Suppose we have two multivariate normals $X_1 \sim N(u_1, \Sigma_{11}\Sigma_{22}$) and $X_2 \sim N(u_2, \Sigma_{21} \Sigma_{22})$ .
Why are $X_2 $ and $X_1-\Sigma_{12} \Sigma_{22}^{-1}X_2$ independent from each other? How would I go for proving that?
I am trying to prove the last bit of this page on wikipedia. Is it implicitly assumed that $X_1$ and $X_2$ are jointly normally distributed?

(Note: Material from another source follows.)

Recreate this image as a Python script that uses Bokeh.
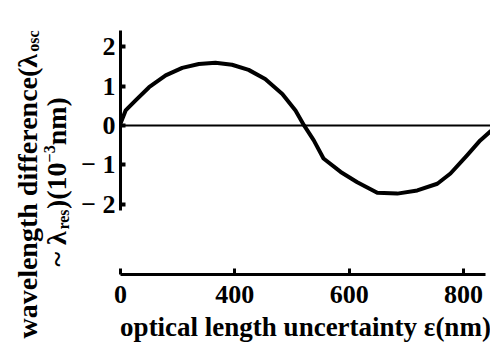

$\newcommand{\var}{\operatorname{var}}\newcommand{\cov}{\operatorname{cov}}$You have not specified that the pair $\begin{bmatrix} X_1 \\ X_2 \end{bmatrix}$ is normally distributed, and that does not follow from the fact that the two components separately are normally distributed, nor have you said what the covariance between $X_1$ and $X_2$ is.
You say $X_1 \sim N(u_1, \Sigma_{11}\Sigma_{22}$ and $X_2 \sim N(u_2, \Sigma_{21} \Sigma_{22})$ and I was puzzled. But I'm guessing you mean $$ \begin{bmatrix} X_1 \\ X_2 \end{bmatrix} \sim N\left(\begin{bmatrix} \mu_1 \\ \mu_2 \end{bmatrix}, \begin{bmatrix} \Sigma_{11}, & \Sigma_{12} \\ \Sigma_{21}, & \Sigma_{22} \end{bmatrix}\right), $$ which would imply that $X_1\sim N(\mu_1,\Sigma_{11})$ and $X_2\sim N(\mu_2,\Sigma_{22})$ and would further specify their covariance.
I think the article has in mind that $\var(X_1)=\Sigma_{11}$, $\var(X_2)=\Sigma_{22}$, $\cov(X_1,X_2)=\Sigma_{12}$ (so that $\cov(X_2,X_1)=\Sigma_{12}^T=\Sigma_{21}$.
Then we have \begin{align} \cov(X_2,X_1-\Sigma_{12} \Sigma_{22}^{-1}X_2) & = \cov(X_2,X_1)-\cov(X_2,\Sigma_{12} \Sigma_{22}^{-1}X_2) \\[8pt] & = \Sigma_{21} - \cov(X_2,X_2)\Big(\Sigma_{12}\Sigma_{22}^{-1}\Big)^T \\[8pt] & = \Sigma_{21} - \Sigma_{22}\Big(\Sigma_{22}^{-1}\Sigma_{21}\Big) = \cdots\cdots \end{align} Can you take it from there?
BTW, you seem to have used the vowel $u$ where the article uses the consonant $\mu$.